Developing the technology for high yielding photocatalytic hydrogen evolution reactions is an important challenge. Development and optimization of photocatalytic junctions is a likely route for achieving this if heterojunctions with suitable band alignments can be achieved in sufficiently high-density form. Here, a novel anatase-TiO2/H-rutile-TiO2 heterophase homojunction system with near optimum energy band alignment is reported. The resulting as-prepared catalyst exhibits an excellent photocatalytic hydrogen evolution rate of 29.63 mmol g(-1) h(-1) under UV-vis light irradiation and an outstanding apparent quantum efficiency of 45.6% at 365 nm.

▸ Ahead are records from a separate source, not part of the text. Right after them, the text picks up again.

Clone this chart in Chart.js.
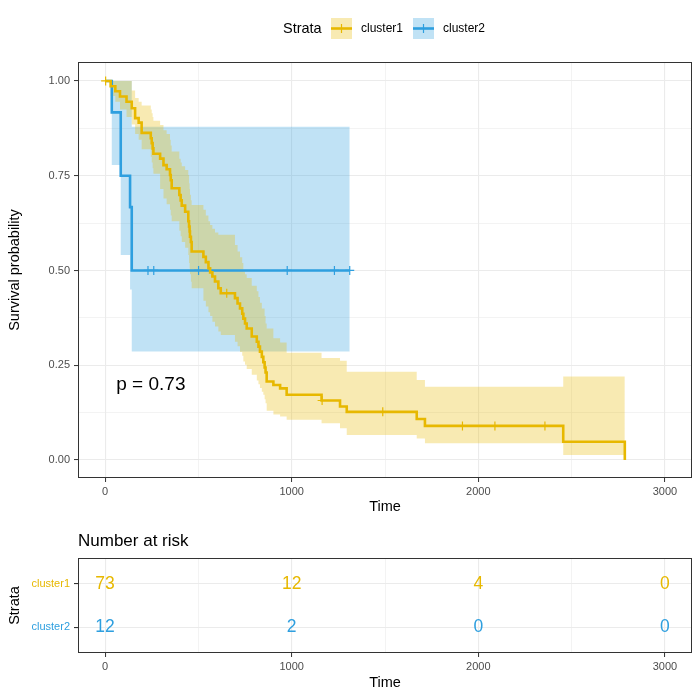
<!DOCTYPE html>
<html>
<head>
<meta charset="utf-8">
<script src="https://cdn.jsdelivr.net/npm/chart.js@4.4.1/dist/chart.umd.min.js"></script>
<style>
  body { margin: 0; background: #fff; }
  #wrap { position: relative; width: 700px; height: 700px; }
  canvas { position: absolute; left: 0; }
</style>
</head>
<body>
<div id="wrap">
  <canvas id="km" width="700" height="520" style="top:0"></canvas>
  <canvas id="risk" width="700" height="180" style="top:520px"></canvas>
</div>
<script>
// strata + colours
const strata = ['cluster1', 'cluster2'];
const colors = ['#E7B800', '#2E9FDF'];
const bands = ['rgba(231,184,0,0.3)', 'rgba(46,159,223,0.3)'];

// cluster1 KM curve (time, survival, 95% CI)
const c1Time  = [0,30,55,80,115,143,161,180,196,245,250,255,259,295,313,330,348,352,357,398,405,411,429,446,450,453,455,460,464,527,540,554,563,575,589,607,620,696,710,723,735,741,750,759,786,813,822,830,840,848,855,860,866,902,938,973,1160,1259,1295,1670,1714,2455,2785];
const c1Surv  = [1,0.986,0.973,0.959,0.945,0.928,0.902,0.89,0.863,0.849,0.836,0.822,0.808,0.795,0.778,0.767,0.752,0.738,0.717,0.699,0.685,0.671,0.655,0.63,0.616,0.603,0.589,0.575,0.55,0.536,0.522,0.506,0.495,0.484,0.471,0.453,0.44,0.427,0.413,0.4,0.386,0.373,0.36,0.347,0.326,0.312,0.299,0.286,0.272,0.258,0.244,0.231,0.207,0.198,0.189,0.172,0.157,0.141,0.127,0.108,0.09,0.048,0];
const c1Upper = [1,1,1,1,1,0.975,0.955,0.945,0.935,0.925,0.915,0.905,0.895,0.884,0.87,0.86,0.845,0.83,0.814,0.795,0.785,0.775,0.765,0.752,0.73,0.715,0.7,0.685,0.673,0.66,0.645,0.63,0.62,0.61,0.6,0.594,0.594,0.567,0.55,0.535,0.52,0.497,0.49,0.48,0.46,0.445,0.43,0.415,0.4,0.4,0.38,0.36,0.347,0.321,0.31,0.283,0.269,0.262,0.233,0.211,0.193,0.22,0.22];
const c1Lower = [1,0.96,0.945,0.925,0.905,0.885,0.86,0.845,0.82,0.8,0.785,0.77,0.755,0.715,0.69,0.675,0.66,0.645,0.63,0.605,0.59,0.575,0.56,0.541,0.52,0.505,0.49,0.47,0.453,0.42,0.405,0.39,0.38,0.365,0.352,0.339,0.33,0.312,0.3,0.285,0.275,0.26,0.251,0.24,0.225,0.21,0.2,0.19,0.18,0.172,0.16,0.15,0.13,0.12,0.115,0.106,0.097,0.084,0.066,0.057,0.044,0.013,0.013];
const c1Censor = [3,652,1163,1488,1915,2089,2357];

// cluster2 KM curve
const c2Time  = [0,36,84,134,143,1311];
const c2Surv  = [1,0.917,0.75,0.667,0.5,0.5];
const c2Upper = [1,1,1,1,0.879,0.879];
const c2Lower = [1,0.778,0.541,0.45,0.286,0.286];
const c2Censor = [230,261,501,976,1229,1311];

// number at risk table
const riskTimes = [0,1000,2000,3000];
const risk1 = [73,12,4,0];
const risk2 = [12,2,0,0];

const xTicks = [0,500,1000,1500,2000,2500,3000];
const yTicks = [0,0.125,0.25,0.375,0.5,0.625,0.75,0.875,1];
const pValue = 'p = 0.73';

const FONT = '"Liberation Sans", Arial, Helvetica, sans-serif';

function survAt(times, surv, t) {
  let v = surv[0];
  for (let i = 0; i < times.length; i++) if (times[i] <= t) v = surv[i];
  return v;
}
const pts = (xs, ys) => xs.map((x, i) => ({x: x, y: ys[i]}));
const isMajorX = v => v % 1000 === 0;
const isMajorY = v => Math.abs(v * 4 - Math.round(v * 4)) < 1e-9;

const curves = [
  {time: c1Time, surv: c1Surv, up: c1Upper, lo: c1Lower, cens: c1Censor},
  {time: c2Time, surv: c2Surv, up: c2Upper, lo: c2Lower, cens: c2Censor}
];

const datasets = [];
curves.forEach((c, k) => {
  datasets.push({
    data: pts(c.time, c.up), stepped: 'before', fill: '+1',
    backgroundColor: bands[k], borderColor: 'transparent', borderWidth: 0,
    pointRadius: 0, order: 3
  });
  datasets.push({
    data: pts(c.time, c.lo), stepped: 'before', fill: false,
    borderColor: 'transparent', borderWidth: 0, pointRadius: 0, order: 3
  });
});
curves.forEach((c, k) => {
  datasets.push({
    data: pts(c.time, c.surv), stepped: 'before', fill: false,
    borderColor: colors[k], borderWidth: 2.6, pointRadius: 0, order: 1
  });
  datasets.push({
    data: c.cens.map(t => ({x: t, y: survAt(c.time, c.surv, t)})),
    showLine: false, pointStyle: 'cross', pointRadius: 4.5,
    pointBorderWidth: 1.2, borderColor: colors[k], backgroundColor: colors[k], order: 0
  });
});

function gridOpts(isMajor) {
  return {
    color: '#EBEBEB',
    lineWidth: ctx => (ctx.tick && !isMajor(ctx.tick.value)) ? 0.6 : 1.1,
    drawTicks: true,
    tickLength: 4,
    tickColor: ctx => (ctx.tick && !isMajor(ctx.tick.value)) ? 'rgba(0,0,0,0)' : '#333333',
    tickWidth: 1
  };
}

const frame = {
  id: 'frame',
  afterDraw(chart) {
    const a = chart.chartArea, ctx = chart.ctx;
    ctx.save();
    ctx.strokeStyle = '#333333';
    ctx.lineWidth = 1;
    ctx.strokeRect(Math.round(a.left) + 0.5, Math.round(a.top) + 0.5,
      Math.round(a.right - a.left) - 1, Math.round(a.bottom - a.top) - 1);
    ctx.restore();
  }
};

const kmExtras = {
  id: 'kmExtras',
  afterDraw(chart) {
    const ctx = chart.ctx, xs = chart.scales.x, ys = chart.scales.y;
    ctx.save();
    // p-value
    ctx.fillStyle = '#000';
    ctx.font = '19px ' + FONT;
    ctx.textAlign = 'left';
    ctx.textBaseline = 'middle';
    ctx.fillText(pValue, xs.getPixelForValue(60), ys.getPixelForValue(0.198));
    // legend
    ctx.font = '14.5px ' + FONT;
    ctx.fillText('Strata', 283, 29);
    let x = 331;
    strata.forEach((s, k) => {
      ctx.fillStyle = bands[k];
      ctx.fillRect(x, 18, 21, 21);
      ctx.strokeStyle = colors[k];
      ctx.lineWidth = 2.6;
      ctx.beginPath(); ctx.moveTo(x, 28.5); ctx.lineTo(x + 21, 28.5); ctx.stroke();
      ctx.lineWidth = 1.2;
      ctx.beginPath(); ctx.moveTo(x + 10.5, 24); ctx.lineTo(x + 10.5, 33); ctx.stroke();
      ctx.fillStyle = '#000';
      ctx.font = '12px ' + FONT;
      ctx.fillText(s, x + 30, 29);
      x += 82;
    });
    ctx.restore();
  }
};

new Chart(document.getElementById('km'), {
  type: 'line',
  data: {datasets: datasets},
  options: {
    responsive: false, animation: false, devicePixelRatio: 1,
    layout: {padding: {top: 62, right: 8, left: 0, bottom: 0}},
    plugins: {legend: {display: false}, tooltip: {enabled: false}, filler: {propagate: false}},
    scales: {
      x: {
        type: 'linear', min: -145, max: 3145,
        afterBuildTicks: s => { s.ticks = xTicks.map(v => ({value: v})); },
        afterFit: s => { s.height = 42; },
        grid: gridOpts(isMajorX),
        border: {display: false},
        ticks: {
          color: '#4D4D4D', font: {size: 11, family: FONT}, padding: 3,
          maxRotation: 0, autoSkip: false,
          callback: v => isMajorX(v) ? String(v) : ''
        },
        title: {display: true, text: 'Time', color: '#000', font: {size: 14.5, family: FONT}, padding: {top: 0, bottom: 4.5}}
      },
      y: {
        type: 'linear', min: -0.0475, max: 1.05,
        afterBuildTicks: s => { s.ticks = yTicks.map(v => ({value: v})); },
        afterFit: s => { s.width = 78; },
        grid: gridOpts(isMajorY),
        border: {display: false},
        ticks: {
          color: '#4D4D4D', font: {size: 11, family: FONT}, padding: 4,
          callback: v => isMajorY(v) ? v.toFixed(2) : ''
        },
        title: {display: true, text: 'Survival probability', color: '#000', font: {size: 14.5, family: FONT}, padding: {top: 6.5, bottom: 0}}
      }
    }
  },
  plugins: [frame, kmExtras]
});

// risk table
const riskRows = [risk1, risk2];
const riskExtras = {
  id: 'riskExtras',
  afterDraw(chart) {
    const ctx = chart.ctx, xs = chart.scales.x, ys = chart.scales.y;
    ctx.save();
    ctx.fillStyle = '#000';
    ctx.font = '17px ' + FONT;
    ctx.textAlign = 'left';
    ctx.textBaseline = 'middle';
    ctx.fillText('Number at risk', chart.chartArea.left, 21);
    ctx.font = '17.5px ' + FONT;
    ctx.textAlign = 'center';
    riskRows.forEach((row, k) => {
      ctx.fillStyle = colors[k];
      row.forEach((n, i) => {
        ctx.fillText(String(n), xs.getPixelForValue(riskTimes[i]), ys.getPixelForValue(2 - k));
      });
    });
    ctx.restore();
  }
};

new Chart(document.getElementById('risk'), {
  type: 'scatter',
  data: {datasets: [{data: [], pointRadius: 0}]},
  options: {
    responsive: false, animation: false, devicePixelRatio: 1,
    layout: {padding: {top: 38, right: 8, left: 0, bottom: 0}},
    plugins: {legend: {display: false}, tooltip: {enabled: false}},
    scales: {
      x: {
        type: 'linear', min: -145, max: 3145,
        afterBuildTicks: s => { s.ticks = xTicks.map(v => ({value: v})); },
        afterFit: s => { s.height = 47; },
        grid: gridOpts(isMajorX),
        border: {display: false},
        ticks: {
          color: '#4D4D4D', font: {size: 11, family: FONT}, padding: 3,
          maxRotation: 0, autoSkip: false,
          callback: v => isMajorX(v) ? String(v) : ''
        },
        title: {display: true, text: 'Time', color: '#000', font: {size: 14.5, family: FONT}, padding: {top: 0, bottom: 8.5}}
      },
      y: {
        type: 'linear', min: 0.4, max: 2.6,
        afterBuildTicks: s => { s.ticks = [1, 2].map(v => ({value: v})); },
        afterFit: s => { s.width = 78; },
        grid: {color: '#EBEBEB', lineWidth: 1.1, tickLength: 4, tickColor: '#333333'},
        border: {display: false},
        ticks: {
          color: ctx => colors[2 - ctx.tick.value], font: {size: 11, family: FONT}, padding: 4,
          callback: v => strata[2 - v]
        },
        title: {display: true, text: 'Strata', color: '#000', font: {size: 14.5, family: FONT}, padding: {top: 6.5, bottom: 0}}
      }
    }
  },
  plugins: [frame, riskExtras]
});
</script>
</body>
</html>
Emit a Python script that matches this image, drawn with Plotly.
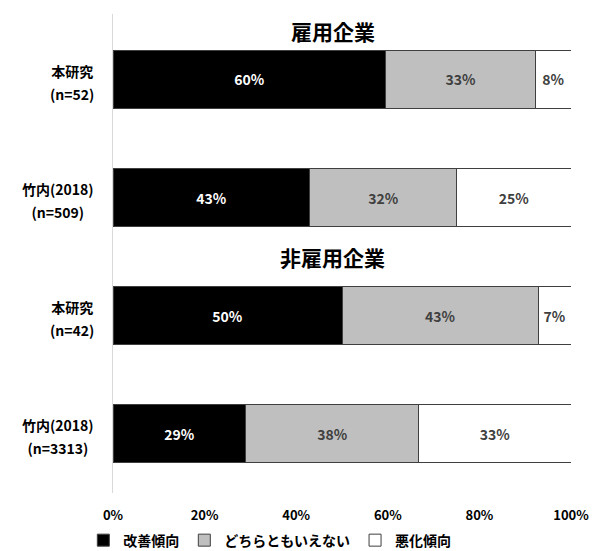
import plotly.graph_objects as go

# ---- data ----
study_names = ["本研究", "竹内(2018)", "本研究", "竹内(2018)"]
sample_sizes = ["(n=52)", "(n=509)", "(n=42)", "(n=3313)"]
categories = [f"{a}<br>{b}" for a, b in zip(study_names, sample_sizes)]

improve = [59.6, 43.0, 50.0, 29.0]      # 改善傾向
neutral = [32.7, 32.1, 42.9, 37.8]      # どちらともいえない
worse = [7.7, 24.9, 7.1, 33.2]          # 悪化傾向

series_names = ["改善傾向", "どちらともいえない", "悪化傾向"]
group_titles = ["雇用企業", "非雇用企業"]
group_title_pos = [-0.41, 1.5]          # category-index positions of group headings
x_ticks = [0, 20, 40, 60, 80, 100]

FONT = "Noto Sans CJK JP"
fills = ["#000000", "#bfbfbf", "#ffffff"]
text_colors = ["#ffffff", "#404040", "#404040"]

fig = go.Figure()
for vals, name, fc, tc in zip([improve, neutral, worse], series_names, fills, text_colors):
    fig.add_trace(go.Bar(
        y=categories, x=vals, name=f"<b>{name}</b>", orientation="h",
        marker=dict(color=fc, line=dict(color="#3f3f3f", width=1)),
        texttemplate="<b>%{x:.0f}%</b>", textposition="inside",
        insidetextanchor="middle", textangle=0,
        textfont=dict(family=FONT, size=14, color=tc),
        constraintext="none", hoverinfo="skip",
    ))

annotations = []
for t, p in zip(group_titles, group_title_pos):
    annotations.append(dict(text=f"<b>{t}</b>", x=0.48, xref="paper", y=p, yref="y",
                            showarrow=False, font=dict(family=FONT, size=21, color="#000000")))
for c, nm, n in zip(categories, study_names, sample_sizes):
    label = (f"<span style='font-size:14px'><b>{nm}</b></span><br>"
             f"<span style='font-size:14px'><b>{n}</b></span>")
    annotations.append(dict(text=label, x=0, xref="paper", y=c, yref="y",
                            xanchor="right", xshift=-17, yshift=-3, align="center",
                            showarrow=False,
                            font=dict(family=FONT, size=18, color="#000000")))

fig.update_layout(
    barmode="stack",
    bargap=0.51,
    width=593, height=551,
    margin=dict(l=113, r=22, t=14, b=58, autoexpand=False),
    paper_bgcolor="#ffffff", plot_bgcolor="#ffffff",
    font=dict(family=FONT, size=14, color="#000000"),
    xaxis=dict(range=[0, 100], tickvals=x_ticks, ticktext=[f"<b>{v}%</b>" for v in x_ticks],
               showgrid=False, zeroline=False, showline=False, ticks="",
               ticklabelstandoff=13, tickfont=dict(family=FONT, size=13, color="#000000")),
    yaxis=dict(type="category", categoryorder="array", categoryarray=categories,
               autorange="reversed", showticklabels=False, showgrid=False,
               showline=True, linecolor="#d9d9d9", linewidth=1, ticks=""),
    legend=dict(orientation="h", xref="container", x=0.455, xanchor="center",
                yref="container", y=0.048, yanchor="top", bgcolor="rgba(0,0,0,0)",
                font=dict(family=FONT, size=14, color="#000000"),
                traceorder="normal", itemwidth=30, tracegroupgap=0),
    annotations=annotations,
    showlegend=True,
)

fig.write_html("out.html")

The significant improvement is ascribed to near perfect lattice matching in combination with the rapid separation and transfer of photogenerated carriers in anatase-TiO2/H-rutile-TiO2 heterophase homojunctions. In situ X-ray photoelectron spectroscopy, electron spin resonance spin-trapping tests, femtosecond transient absorption spectroscopy, steady-state surface photovoltage spectroscopy, and transient-state surface photovoltage with additional ex situ characterizations and theoretical calculations show that the mechanism is enhanced transfer of photogenerated carriers in the anatase-TiO2/H-rutile-TiO2 catalyst. This work provides a pathway for enhancing photocatalytic performance through optimization of heterojunctions.